### [TASK REQUIREMENTS]
Quote word for word the lines below, beginning with the first and ending with the one that has "import plotly.graph_objects as go". Drop the pictures.

────

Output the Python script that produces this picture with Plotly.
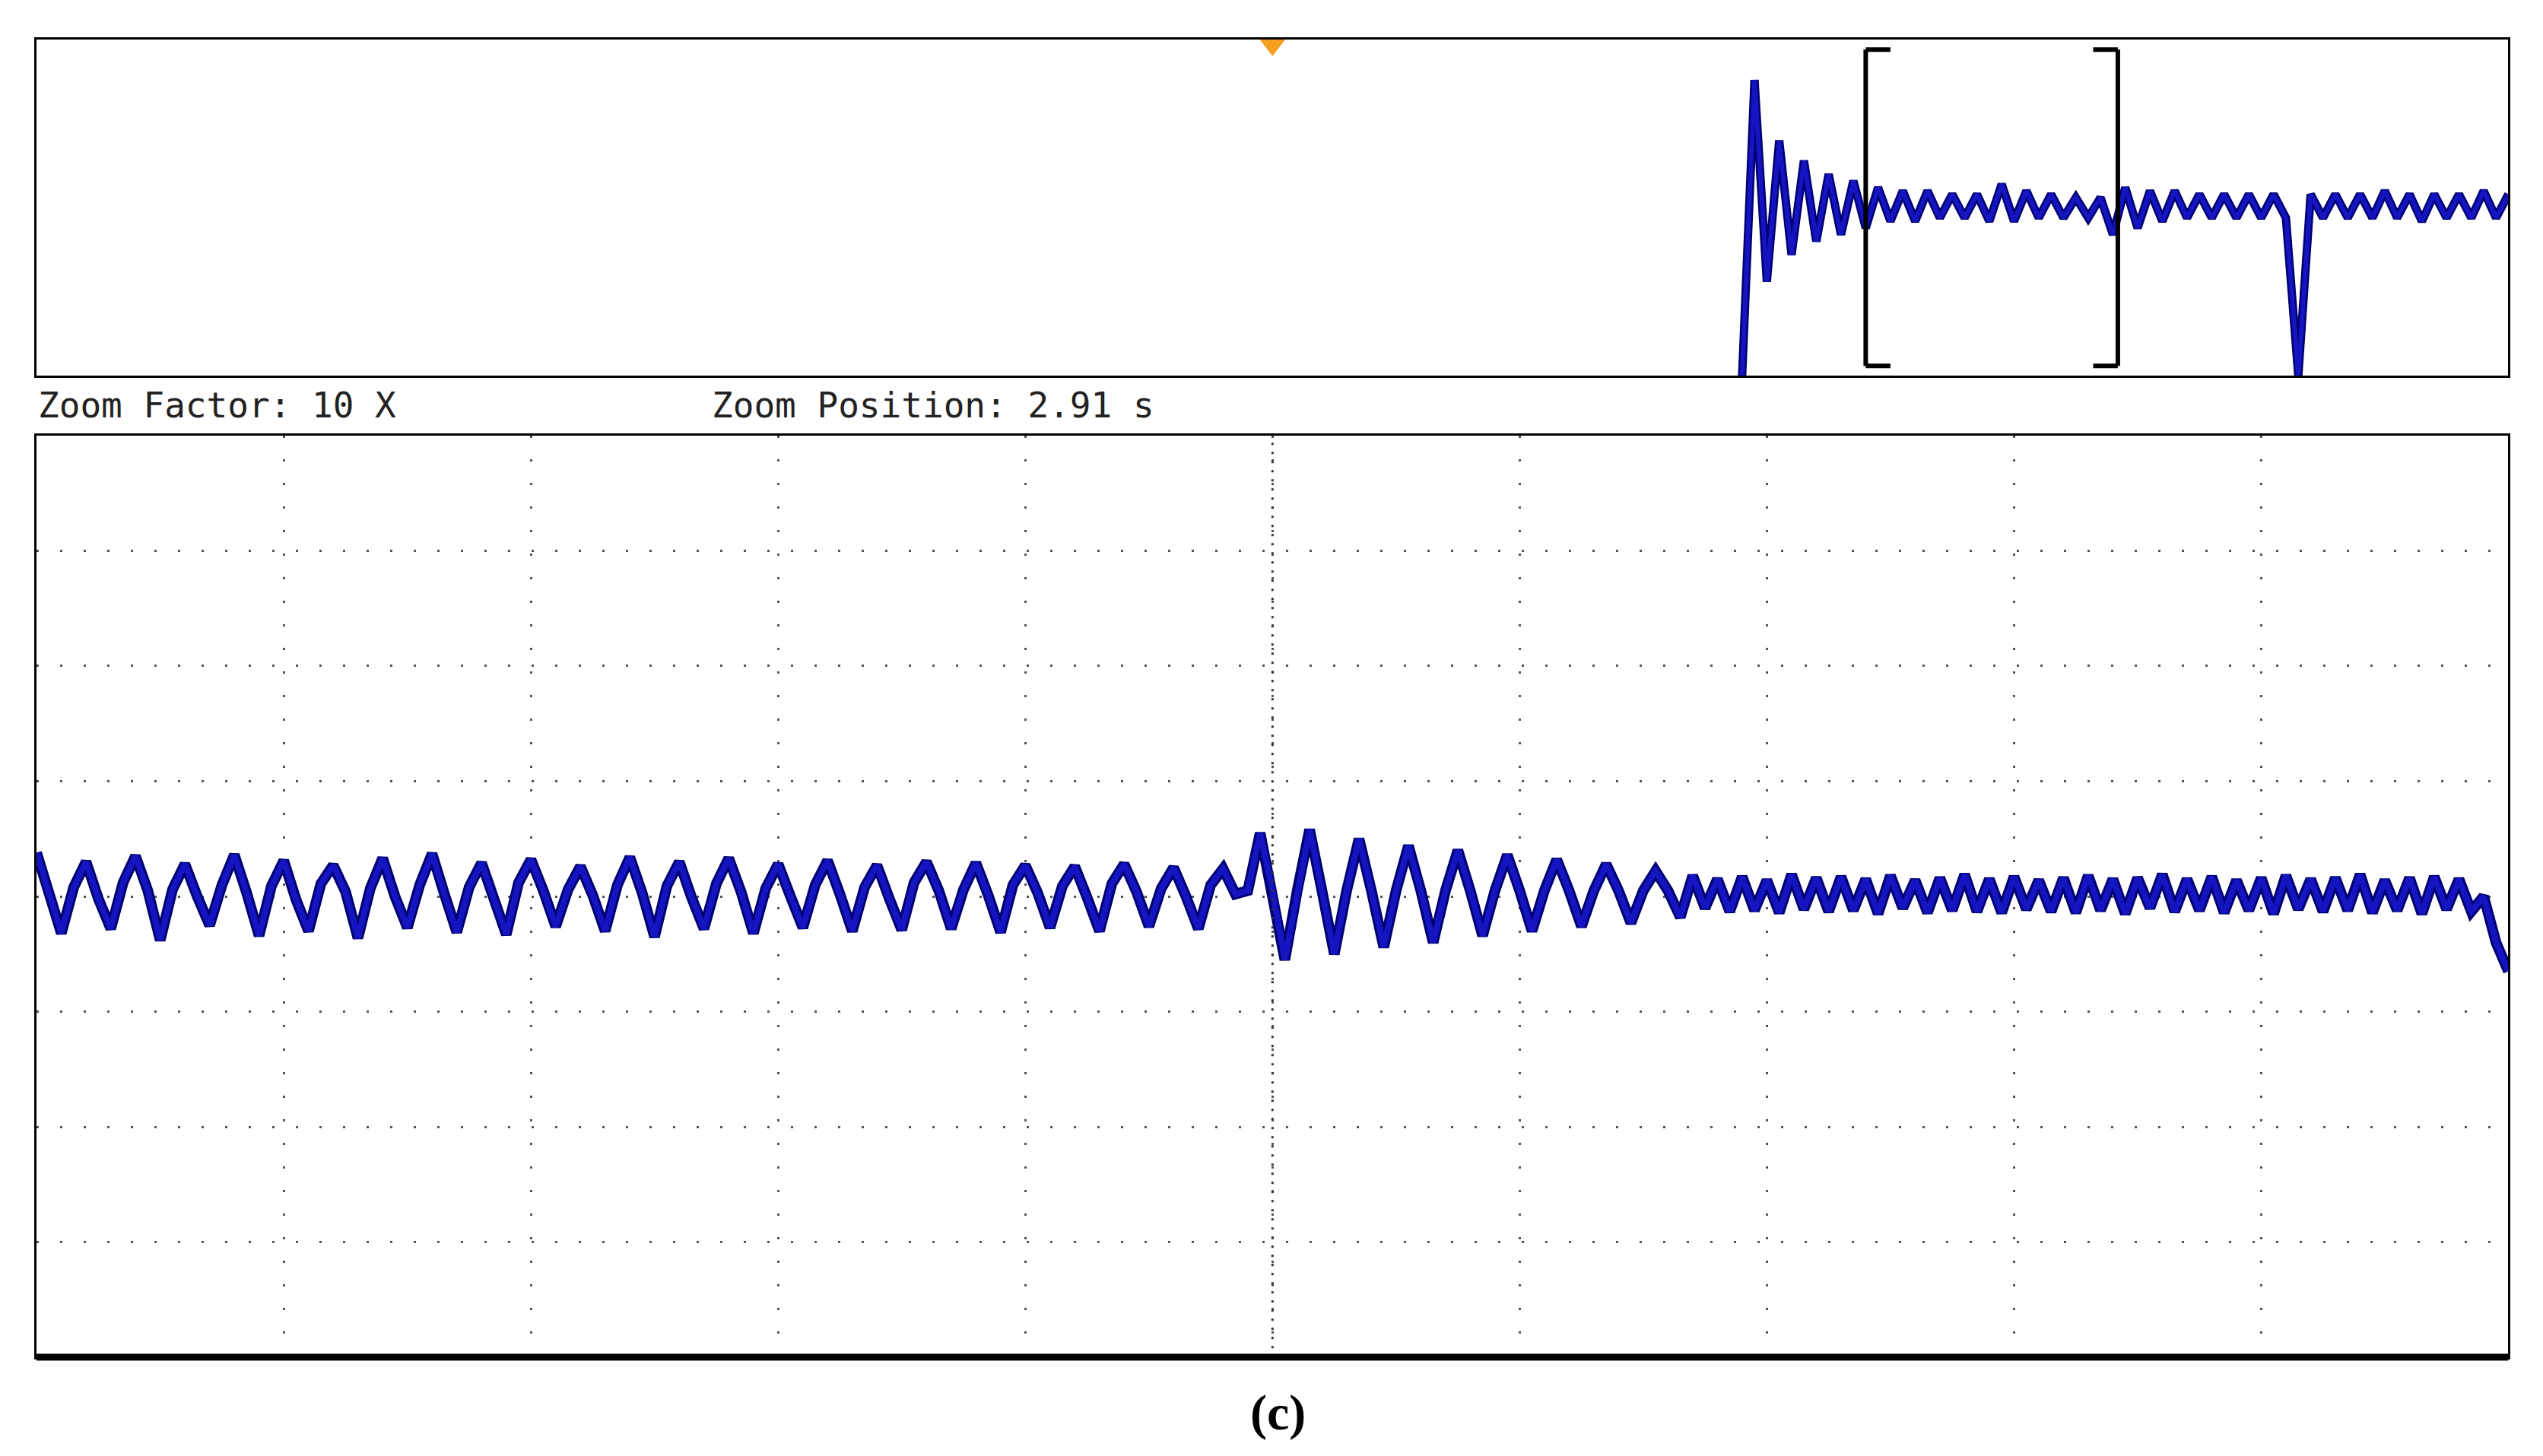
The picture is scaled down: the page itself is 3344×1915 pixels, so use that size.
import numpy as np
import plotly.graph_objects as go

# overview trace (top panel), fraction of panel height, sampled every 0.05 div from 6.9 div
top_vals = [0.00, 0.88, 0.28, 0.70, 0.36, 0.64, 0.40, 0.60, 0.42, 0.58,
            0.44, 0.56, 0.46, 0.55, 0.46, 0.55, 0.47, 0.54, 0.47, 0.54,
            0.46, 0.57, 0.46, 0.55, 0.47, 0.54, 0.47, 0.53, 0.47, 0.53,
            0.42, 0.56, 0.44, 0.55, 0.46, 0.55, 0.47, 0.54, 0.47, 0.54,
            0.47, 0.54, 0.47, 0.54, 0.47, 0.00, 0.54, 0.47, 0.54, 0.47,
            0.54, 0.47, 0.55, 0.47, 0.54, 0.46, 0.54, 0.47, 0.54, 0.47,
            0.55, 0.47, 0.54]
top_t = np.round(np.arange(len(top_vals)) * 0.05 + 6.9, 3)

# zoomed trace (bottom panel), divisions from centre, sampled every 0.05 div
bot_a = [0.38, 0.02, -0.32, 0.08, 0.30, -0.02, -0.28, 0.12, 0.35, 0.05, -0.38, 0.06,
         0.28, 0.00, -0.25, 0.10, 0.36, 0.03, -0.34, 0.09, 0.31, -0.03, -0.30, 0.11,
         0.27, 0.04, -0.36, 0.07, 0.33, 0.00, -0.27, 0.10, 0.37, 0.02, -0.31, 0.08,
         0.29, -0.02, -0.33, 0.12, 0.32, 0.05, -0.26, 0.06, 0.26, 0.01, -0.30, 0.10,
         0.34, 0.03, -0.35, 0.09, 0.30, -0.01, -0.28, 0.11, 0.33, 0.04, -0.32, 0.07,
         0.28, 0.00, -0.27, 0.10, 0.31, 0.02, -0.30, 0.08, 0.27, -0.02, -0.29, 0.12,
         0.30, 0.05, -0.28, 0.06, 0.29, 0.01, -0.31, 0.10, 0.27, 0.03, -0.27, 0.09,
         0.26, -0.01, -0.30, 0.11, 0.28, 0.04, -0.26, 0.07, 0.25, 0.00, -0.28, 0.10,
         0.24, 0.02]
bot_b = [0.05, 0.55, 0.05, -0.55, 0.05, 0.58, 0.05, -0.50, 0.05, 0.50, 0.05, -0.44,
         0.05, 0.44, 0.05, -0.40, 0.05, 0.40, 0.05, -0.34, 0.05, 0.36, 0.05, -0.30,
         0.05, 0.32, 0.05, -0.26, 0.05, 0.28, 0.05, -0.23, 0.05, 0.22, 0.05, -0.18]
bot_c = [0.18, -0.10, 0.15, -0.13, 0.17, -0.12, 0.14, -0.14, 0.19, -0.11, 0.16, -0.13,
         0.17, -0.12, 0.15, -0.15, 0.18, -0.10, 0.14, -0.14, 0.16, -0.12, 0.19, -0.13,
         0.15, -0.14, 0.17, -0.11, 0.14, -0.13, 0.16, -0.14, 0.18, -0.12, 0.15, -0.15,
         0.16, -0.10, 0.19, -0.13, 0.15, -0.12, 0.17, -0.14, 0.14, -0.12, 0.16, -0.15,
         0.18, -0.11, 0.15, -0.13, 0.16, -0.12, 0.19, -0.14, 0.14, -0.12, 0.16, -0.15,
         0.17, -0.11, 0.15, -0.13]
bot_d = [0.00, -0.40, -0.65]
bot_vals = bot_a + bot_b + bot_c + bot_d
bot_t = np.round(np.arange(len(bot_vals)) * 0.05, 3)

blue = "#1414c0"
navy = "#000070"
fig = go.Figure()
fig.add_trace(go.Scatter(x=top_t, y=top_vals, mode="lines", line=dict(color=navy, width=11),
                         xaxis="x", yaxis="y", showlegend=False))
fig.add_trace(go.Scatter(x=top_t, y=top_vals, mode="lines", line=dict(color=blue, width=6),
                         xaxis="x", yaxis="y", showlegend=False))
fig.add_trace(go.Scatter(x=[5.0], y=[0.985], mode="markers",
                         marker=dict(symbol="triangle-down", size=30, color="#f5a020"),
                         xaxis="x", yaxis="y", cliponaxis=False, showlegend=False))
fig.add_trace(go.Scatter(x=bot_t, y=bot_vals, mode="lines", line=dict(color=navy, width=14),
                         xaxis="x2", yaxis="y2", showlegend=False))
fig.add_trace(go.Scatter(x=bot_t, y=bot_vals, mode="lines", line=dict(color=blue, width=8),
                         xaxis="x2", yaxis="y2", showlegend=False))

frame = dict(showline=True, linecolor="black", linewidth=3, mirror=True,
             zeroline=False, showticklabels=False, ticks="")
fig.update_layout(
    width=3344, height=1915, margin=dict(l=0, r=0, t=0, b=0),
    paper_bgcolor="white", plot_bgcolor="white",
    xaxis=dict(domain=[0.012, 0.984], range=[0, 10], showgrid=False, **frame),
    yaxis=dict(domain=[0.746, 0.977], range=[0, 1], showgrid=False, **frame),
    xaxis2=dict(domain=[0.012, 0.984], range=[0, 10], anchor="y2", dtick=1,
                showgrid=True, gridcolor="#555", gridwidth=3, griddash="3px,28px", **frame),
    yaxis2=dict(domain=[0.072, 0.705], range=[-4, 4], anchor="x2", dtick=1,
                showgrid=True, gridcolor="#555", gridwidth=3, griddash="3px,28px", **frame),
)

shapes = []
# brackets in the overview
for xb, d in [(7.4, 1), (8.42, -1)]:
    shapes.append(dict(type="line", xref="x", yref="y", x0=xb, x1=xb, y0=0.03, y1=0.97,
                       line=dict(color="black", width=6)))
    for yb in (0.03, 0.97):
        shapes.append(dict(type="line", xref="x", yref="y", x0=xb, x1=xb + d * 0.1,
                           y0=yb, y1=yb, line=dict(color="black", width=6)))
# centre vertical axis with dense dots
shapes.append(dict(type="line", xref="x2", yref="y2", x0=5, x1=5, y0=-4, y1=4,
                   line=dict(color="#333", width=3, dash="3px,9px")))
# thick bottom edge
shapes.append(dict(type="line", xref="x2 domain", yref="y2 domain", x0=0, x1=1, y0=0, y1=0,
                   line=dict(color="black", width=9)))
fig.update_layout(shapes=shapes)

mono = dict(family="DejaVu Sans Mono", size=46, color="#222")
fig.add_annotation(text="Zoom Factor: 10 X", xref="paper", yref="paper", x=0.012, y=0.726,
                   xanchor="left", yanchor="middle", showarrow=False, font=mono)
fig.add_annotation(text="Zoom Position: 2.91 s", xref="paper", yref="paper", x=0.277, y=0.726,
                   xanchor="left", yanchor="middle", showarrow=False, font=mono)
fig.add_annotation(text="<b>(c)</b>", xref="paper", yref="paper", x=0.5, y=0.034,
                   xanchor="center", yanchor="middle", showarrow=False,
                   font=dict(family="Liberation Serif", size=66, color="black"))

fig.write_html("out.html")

────

### [THE RESULT]
Output the Python script that produces this picture with Plotly.
The picture is scaled down: the page itself is 3344×1915 pixels, so use that size.
import numpy as np
import plotly.graph_objects as go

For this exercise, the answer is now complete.